— start —

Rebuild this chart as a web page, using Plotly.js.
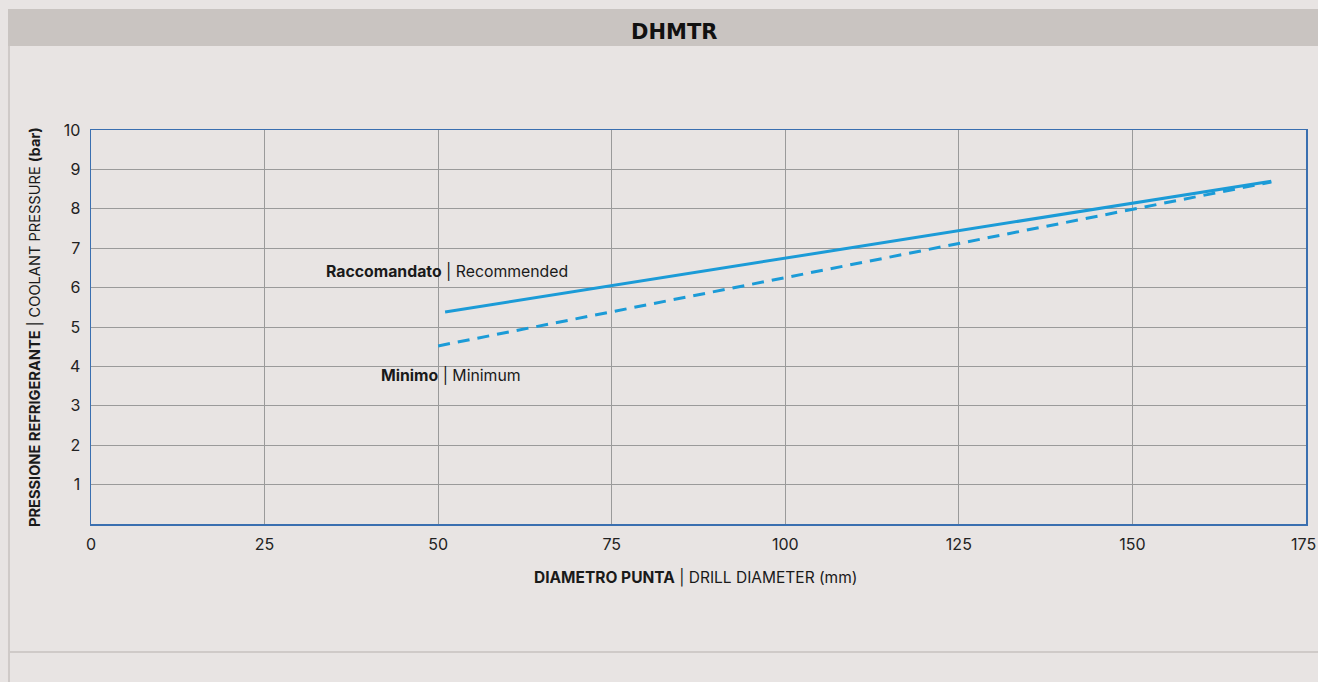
<!DOCTYPE html>
<html>
<head>
<meta charset="utf-8">
<script src="https://cdn.plot.ly/plotly-3.0.1.min.js"></script>
<style>
html,body{margin:0;padding:0;background:#e8e4e3;}
#chart{width:1318px;height:682px;}
</style>
</head>
<body>
<div id="chart"></div>
<script>
// Data
const recommendedX = [51, 170];
const recommendedY = [5.38, 8.7];
const minimumX = [50, 170];
const minimumY = [4.52, 8.68];
const xTicks = [0, 25, 50, 75, 100, 125, 150, 175];
const yTicks = [1, 2, 3, 4, 5, 6, 7, 8, 9, 10];
const chartTitle = 'DHMTR';
const xTitle = '<b>DIAMETRO PUNTA</b> | DRILL DIAMETER (mm)';
const yTitle = '<b>PRESSIONE REFRIGERANTE</b> | COOLANT PRESSURE <b>(bar)</b>';
const labelRecommended = '<b>Raccomandato</b> | Recommended';
const labelMinimum = '<b>Minimo</b> | Minimum';

const FONT = 'Inter, "Noto Sans", sans-serif';
const BLUE = '#1b9bd7';
const AXIS = '#3a6fb0';

// The last x label sits at the page edge: it is drawn as an annotation anchored at its tick
const lastX = xTicks[xTicks.length - 1];
const xTickText = xTicks.map((v, i) => i === xTicks.length - 1 ? '' : String(v));

const traces = [
  {x: recommendedX, y: recommendedY, mode: 'lines', type: 'scatter',
   line: {color: BLUE, width: 3}, hoverinfo: 'skip', showlegend: false},
  {x: minimumX, y: minimumY, mode: 'lines', type: 'scatter',
   line: {color: BLUE, width: 3, dash: '12px,8px'}, hoverinfo: 'skip', showlegend: false}
];

const layout = {
  width: 1318, height: 682,
  paper_bgcolor: '#e8e4e3', plot_bgcolor: '#e8e4e3',
  margin: {l: 91, r: 12, t: 130, b: 158, pad: 0},
  font: {family: FONT, color: '#1a1a1a'},
  xaxis: {
    range: [0, 175], tickvals: xTicks, ticktext: xTickText,
    showgrid: true, gridcolor: '#9a9a9a', gridwidth: 1,
    zeroline: false, showline: true, linecolor: AXIS, linewidth: 1.5, mirror: true,
    ticks: 'outside', ticklen: 5, tickcolor: 'rgba(0,0,0,0)',
    tickfont: {size: 16, color: '#222', family: FONT}, fixedrange: true
  },
  yaxis: {
    range: [0, 10], tickvals: yTicks, ticktext: yTicks.map(String),
    showgrid: true, gridcolor: '#9a9a9a', gridwidth: 1,
    zeroline: false, showline: true, linecolor: AXIS, linewidth: 1.5, mirror: true,
    ticks: 'outside', ticklen: 6, tickcolor: 'rgba(0,0,0,0)',
    ticklabeloverflow: 'allow',
    tickfont: {size: 16, color: '#222', family: FONT}, fixedrange: true
  },
  shapes: [
    // header band
    {type: 'rect', xref: 'paper', yref: 'paper', x0: -0.0683, x1: 1.02, y0: 1.2132, y1: 1.3071,
     fillcolor: '#c9c4c1', line: {width: 0}, layer: 'below'},
    // left frame line
    {type: 'line', xref: 'paper', yref: 'paper', x0: -0.0675, x1: -0.0675, y0: 1.2132, y1: -0.41,
     line: {color: '#cfcac8', width: 2}},
    // bottom separator
    {type: 'line', xref: 'paper', yref: 'paper', x0: -0.0683, x1: 1.02, y0: -0.325, y1: -0.325,
     line: {color: '#cfcac8', width: 2}}
  ],
  annotations: [
    {text: '<b>' + chartTitle + '</b>', xref: 'paper', yref: 'paper', x: 0.4802, y: 1.2475,
     xanchor: 'center', yanchor: 'middle', showarrow: false,
     font: {size: 21, family: '"DejaVu Sans", sans-serif', color: '#111'}},
    {text: String(lastX), xref: 'x', yref: 'y', x: lastX, y: 0,
     xanchor: 'right', yanchor: 'middle', xshift: 11, yshift: -20, showarrow: false,
     borderpad: 0, font: {size: 16, family: FONT, color: '#222'}},
    {text: xTitle, xref: 'paper', yref: 'paper', x: 0.4979, y: -0.135,
     xanchor: 'center', yanchor: 'middle', showarrow: false,
     font: {size: 15.5, family: FONT, color: '#1a1a1a'}},
    {text: yTitle, xref: 'paper', yref: 'paper', x: -0.0461, y: 0.5,
     xanchor: 'center', yanchor: 'middle', textangle: -90, showarrow: false,
     font: {size: 14.6, family: FONT, color: '#1a1a1a'}},
    {text: labelRecommended, xref: 'x', yref: 'y', x: 33.56, y: 6.4,
     xanchor: 'left', yanchor: 'middle', showarrow: false,
     font: {size: 15.8, family: FONT, color: '#1a1a1a'}},
    {text: labelMinimum, xref: 'x', yref: 'y', x: 41.5, y: 3.76,
     xanchor: 'left', yanchor: 'middle', showarrow: false,
     font: {size: 15.8, family: FONT, color: '#1a1a1a'}}
  ]
};

Plotly.newPlot('chart', traces, layout, {displayModeBar: false, staticPlot: true});
</script>
</body>
</html>
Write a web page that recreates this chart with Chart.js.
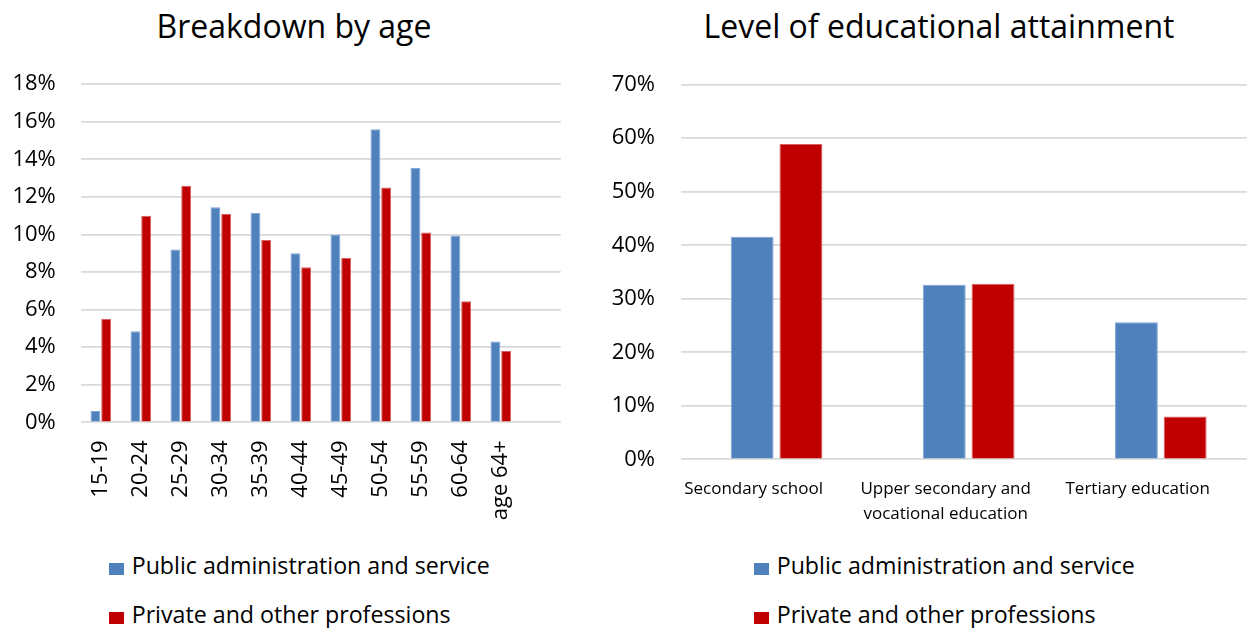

— end —

Every line in the data that holds "page" should be copied out.

Expected output ->
Rebuild this chart as a web page, using Plotly.js.
// The last x label sits at the page edge: it is drawn as an annotation anchored at its tick
Write a web page that recreates this chart with Chart.js.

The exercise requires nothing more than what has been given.